City, TARTA unveil transportation hub plans

10/17/2012
BY IGNAZIO MESSINA
BLADE STAFF WRITER
  • tarta-hub-rendering

    Rendering of proposed TARTA hub on Jackson Boulevard.

    City of Toledo

  • Rendering of proposed TARTA hub on Jackson Boulevard.
    Rendering of proposed TARTA hub on Jackson Boulevard.

    City of Toledo and TARTA officials unveiled today a feasibility study detailing a $24 million downtown transit hub that could be built on a parking lot at Jackson Boulevard.

    The new hub would eliminate the downtown bus loop, said Dave Dysard, Toledo’s administrator of public service with the division of engineering services.

    The city and TARTA each paid $100,000 for the study, which recommends having all bus routes going in and out of the downtown use a centralized location along Jackson between Superior and Huron streets.

    Mr. Dysard said 80 percent of the cost could be paid for with federal grants from the U.S. Department of Transportation. The city and TARTA could pay the rest of the cost.

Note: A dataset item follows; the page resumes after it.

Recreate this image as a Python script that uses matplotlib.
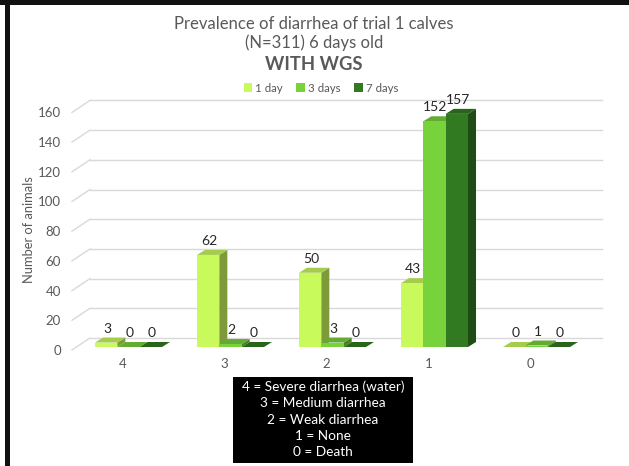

    Map of downtown Toledo area for proposed TARTA hub.
    Map of downtown Toledo area for proposed TARTA hub.

    The single bus terminal plan for downtown was first unveiled in November, 2010, by TARTA to the Downtown Toledo Improvement District Inc. annual meeting. The existing bus loop stations in downtown would become “regular bus stops,” James Gee, the transit authority’s general manager, said.

    The proposal involves converting what is now the westbound side of Jackson between Summit and Erie streets to two-way traffic and its boulevard median and eastbound lanes into a park-like setting, with the bus terminal occupying part of the block between Superior and Huron streets.

    The plan’s modifications to Jackson would eliminate three blocks of on-street metered parking on what is now the westbound side, plus a block of restricted parking on the eastbound side between Erie and Huron that was created for the Toledo Police Department several years ago. But eliminating the bus loop could allow the restoration of on-street parking elsewhere downtown.

    New, angled parking would be created in a new area parallel to Jackson between North Superior and Summit streets.